At my question, Jamie's long body doubled up with mirth.

"Have n't seen each other yet and don't know each other. Gordon Ewart is n't apt to acknowledge any one as his master, especially in the matter of forestry, and Cale never does; result, fun for us when they do know each other."

"How did you happen to get him here?"

"Oh, a girl I know, who visits in Richelieu-en-Bas, said her father, who is a big lumber merchant on the States' border, knew of good men for the place. Ewart had told me that this was my first business, to get a man for the place; so I wrote to him, and he replied that Cale was coming east in the spring and he had given him my name. That's how."

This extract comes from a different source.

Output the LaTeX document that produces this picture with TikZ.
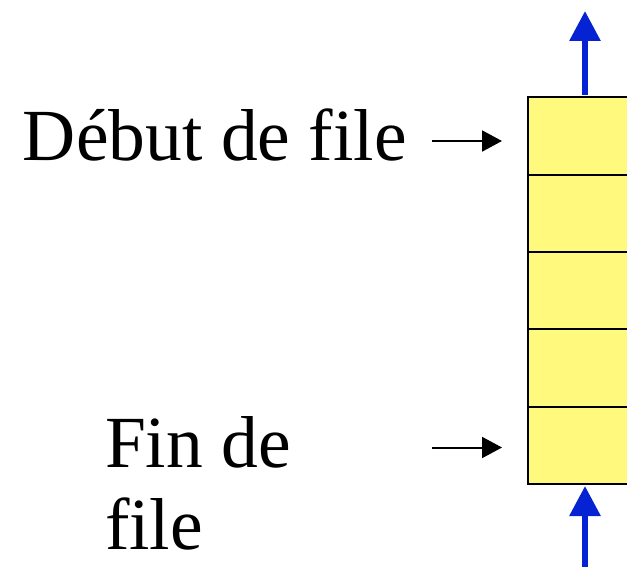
\documentclass[tikz,border=0pt]{standalone}
\usepackage{fontspec}
\setmainfont[Ligatures=NoCommon]{Liberation Serif}
\usetikzlibrary{arrows.meta}
\definecolor{cellfill}{RGB}{255,250,125}
\definecolor{flowblue}{RGB}{5,35,210}
\tikzset{
  cell/.style={draw=black, line width=2pt, fill=cellfill, minimum width=114pt,
    minimum height=77.3pt, inner sep=0pt, outer sep=0pt},
  label/.style={inner sep=0pt, outer sep=0pt, font=\fontsize{73.5}{82}\selectfont},
  pointer/.style={line width=2pt, -{Triangle[length=20pt,width=21pt]}},
  flow/.style={flowblue, line width=6pt, -{Triangle[length=30pt,width=30pt]}},
}
\begin{document}
\begin{tikzpicture}[x=1pt, y=-1pt]
  \useasboundingbox (0,0) rectangle (627,567);
  \clip (0,0) rectangle (627,567);

  % the queue: five stacked cells
  \node[cell] (c1) at (585,136.15) {};
  \node[cell, anchor=north] (c2) at (c1.south) {};
  \node[cell, anchor=north] (c3) at (c2.south) {};
  \node[cell, anchor=north] (c4) at (c3.south) {};
  \node[cell, anchor=north] (c5) at (c4.south) {};

  % labels
  \node[label, anchor=base west] (head) at (23,161) {Début de file};
  \node[label, anchor=north west, align=left] (tail) at (105,416) {Fin de\\file};

  % pointers to the head and tail cells
  \coordinate (hs) at (432,141);
  \coordinate (ts) at (432,447.5);
  \draw[pointer, shorten >=26pt] (hs) -- (hs -| c1.west);
  \draw[pointer, shorten >=26pt] (ts) -- (ts -| c5.west);

  % dequeue at the top, enqueue at the bottom
  \coordinate (out) at (585,11);
  \coordinate (in) at (585,567);
  \draw[flow, shorten <=2.5pt] (c1.north) -- (out);
  \draw[flow, shorten >=2pt] (in) -- (c5.south);
\end{tikzpicture}
\end{document}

Mrs. Macleod came in, followed by Marie with steaming porridge, bowls and spoons on a tray; Cale was behind her. Jamie looked up with a smile.

"Cale, this is Miss Farrell, the new member of our Canadian settlement. I take it you have spoken with her before."

There was no outstretched hand for me; nor did I extend mine to him. We were of one people, Cale and I: northern New Englanders, and rarely demonstrative to strangers. We are apt to wait for an advance in friendship and then retreat before it when it is made, for the simple reason that we fear to show how much we want it! But I smiled up at him as he took his stand by the mantel, leaning an elbow on it.

"Yes, Cale and I have made each other's acquaintance." I noticed that when I looked up at him and smiled, he gave an involuntary start. I wondered if Jamie saw it.

"Yes, we had some conversation, such as 'twas, on the way. 'T ain't every young gal would ride out inter what you might call the unbeknownst of a seigniory in Canady with an old feller like me."

A slow smile wrinkled his gaunt whiskered cheeks, and creased a little more deeply the crowsfeet around the small keen grey eyes that, I noticed, fixed themselves on me and were hardly withdrawn during the five minutes he stood by the mantel gulping his porridge.

After finishing it, he bade us an abrupt good night and left.

"What's struck Cale, mother?" Jamie asked as soon as he had left the room; "this is the first time I 've ever known his loquacity to be at a low ebb. It could n't be Marcia, could it?"

"I don't think Marcia's presence had anything to do with it; he is n't apt to be minding the presence of any one. I think he has something on his mind."

"Then he 'd better get it off; I don't like it," said Jamie brusquely; "here they come—"

In came Angélique and Marie, Pierre the Great, and Pierre the Small, to bid us good night; it was their custom; and after the many "bonne-nuits" and "dormez-biens", they trooped out. We took our lighted candlesticks from the library table where Marie had placed them; Jamie snuffed out the fourteen low-burning lights in the sconces, drew ashes over the embers, put a large screen before the fire, and we went to our rooms.

Mine greeted me with an extra degree of warmth. Marie had made more fire; the air was frosty. I drew apart the curtains and looked out. There was only the blackness of night beyond the panes. I drew them to again; unlocked my trunk to take out merely what was necessary for the night, undressed and went to bed.

I must have lain there hours with wide open eyes; there was no sleep in me. Hour after hour I listened for a sound from somewhere; there was absolute silence within the manor and without. I had opened my window for air, and, as I lay there wide awake, gradually, without reason, in that intense silence, the various nightly street sounds of the great city, five hundred miles to the southward, began to sound in my ears; at first far away, then nearer and nearer until I heard distinctly the roar of the elevated, the multiplied "honk-honk" of the automobiles, the rolling of cabs, the grating clamor of the surface cars, the clang of the ambulance, the terrific clatter of the horses' hoofs as they sped three abreast to the fire, the hoarse whistle of tug and ferry; and, above all, the voices of those crying in that wilderness.

Again I felt that awful burden, that blackness of oppression, which was with me for weeks in the hospital—the result of the intensified life of the huge metropolis and the giant machinery that sustains it—and, feeling it, I knew myself to be a stranger even in the white walled room in the old manor house of Lamoral.

It must have been long, long after midnight when I fell asleep.